His innings lasted just 90 minutes (his post-lunch effort was 142 runs in just 40 minutes) and included eight sixes. He scored 142 out of 152 added for the tenth wicket. During one period of his innings he hit 115 off seven overs. Alletson's 34 runs in a single over included two no-balls and read 4, 6, 6, 0, 4, 4, 4, 6. This new world record for first-class cricket lasted for 57 years until Garry Sobers hit 36 off an over in 1968.

There was speculation that the fielder was over the boundary rope when he took the catch to dismiss Alletson: if this was the case then according to the laws of cricket Alletson should have been credited with six more runs rather than being given out. Anyway, Alletson had done enough to save the match: it ended in a draw, with Sussex, who needed 237 to win, making 213 for eight. Alletson was rewarded for his achievement by the Duke of Portland, who awarded him a gold watch. It was later revealed that Alletson had batted with an injured wrist.

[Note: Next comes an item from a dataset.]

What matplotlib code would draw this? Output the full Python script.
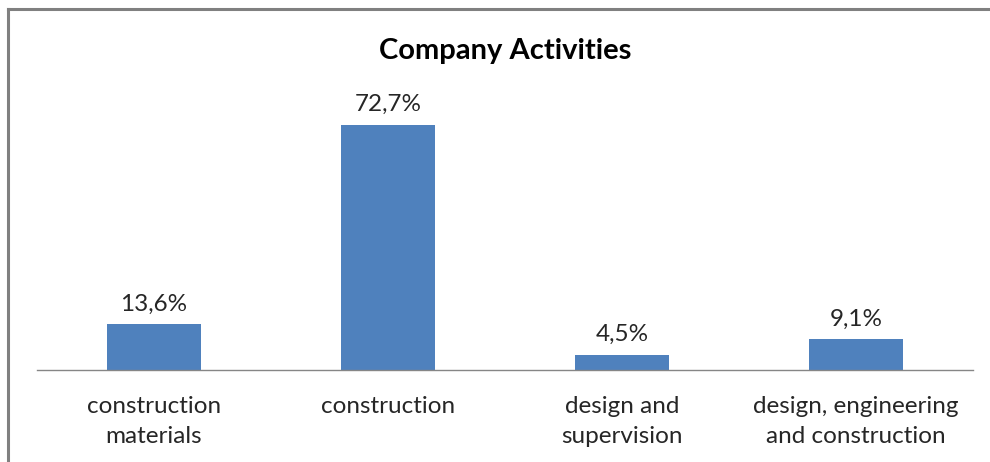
import matplotlib
matplotlib.use('Agg')
import matplotlib.pyplot as plt
from matplotlib.lines import Line2D

# Share of company activities (percent)
categories = ['construction\nmaterials', 'construction', 'design and\nsupervision',
              'design, engineering\nand construction']
shares = [13.6, 72.7, 4.5, 9.1]
value_labels = ['13,6%', '72,7%', '4,5%', '9,1%']

W, H = 990, 462
bar_color = '#4F81BD'
text_color = '#262626'
plt.rcParams['font.family'] = ['Lato', 'DejaVu Sans']

fig = plt.figure(figsize=(W / 100, H / 100), dpi=100)
fig.patch.set_facecolor('white')

# plot area in pixel coordinates: baseline at y=370, top at y=80
left, right, base, top = 37, 973, 370, 80
ax = fig.add_axes([left / W, (H - base) / H, (right - left) / W, (base - top) / H])

x = range(len(categories))
ax.bar(x, shares, width=0.40, color=bar_color, zorder=2)
ax.set_xlim(-0.5, len(categories) - 0.5)
ax.set_ylim(0, (base - top) / 3.37)

for xi, v, lab in zip(x, shares, value_labels):
    ax.annotate(lab, (xi, v), xytext=(0, 7), textcoords='offset points',
                ha='center', va='bottom', fontsize=17.5, color=text_color)

for s in ['top', 'right', 'left']:
    ax.spines[s].set_visible(False)
ax.spines['bottom'].set_color('#868686')
ax.spines['bottom'].set_linewidth(1.0)
ax.set_yticks([])
ax.set_xticks(list(x))
ax.set_xticklabels(categories, fontsize=17.5, color=text_color, linespacing=1.5)
ax.tick_params(axis='x', length=0, pad=19)
ax.patch.set_alpha(0)

fig.text(505 / W, 1 - 51 / H, 'Company Activities', ha='center', va='center',
         fontsize=21, fontweight='bold', color='black')

# outer chart frame, open on the right and bottom
fig.add_artist(Line2D([8 / W, 8 / W], [0, 1 - 9 / H], color='#808080', lw=2.2,
                      transform=fig.transFigure))
fig.add_artist(Line2D([8 / W, 1], [1 - 9 / H, 1 - 9 / H], color='#808080', lw=2.2,
                      transform=fig.transFigure))

fig.savefig('out.png', dpi=100)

The media gave a lot of attention to the innings at the time. Some still regard it as the most explosive innings ever. Nottinghamshire's George Gunn said Alletson had hit the ball harder than anyone he had seen. Years later he told John Arlott: "Ted sent his drives skimming; you could hear them hum; he drove several at the Relf brothers and the ball fizzed through them as if they were ghosts. I have never seen another innings like it."

==Subsequent career==
The famous innings marked Alletson's transition from a blocker to a 'biffer'. It earned him a trial for the England side a fortnight later, but he scored only 15 and 8. Five days after his Hove innings he made 60 in 30 minutes against Gloucestershire, and in 1913 he scored 69 in 47 minutes against Sussex, 88 in 60 minutes against Derbyshire and 55 in 25 minutes against Leicestershire. That summer at Dewsbury he also drove three consecutive balls from Wilfred Rhodes for sixes, but he never lived up to his fabled performance. His most successful season was 1913, when he scored 634 runs at a modest average of 21.13, as well as taking six wickets for 43 to help Nottinghamshire defeat the eventual champions Kent at Trent Bridge. Isolated successes like these were highlights of an otherwise uneventful career. He played his final season of County cricket in 1914, the last season before the First World War.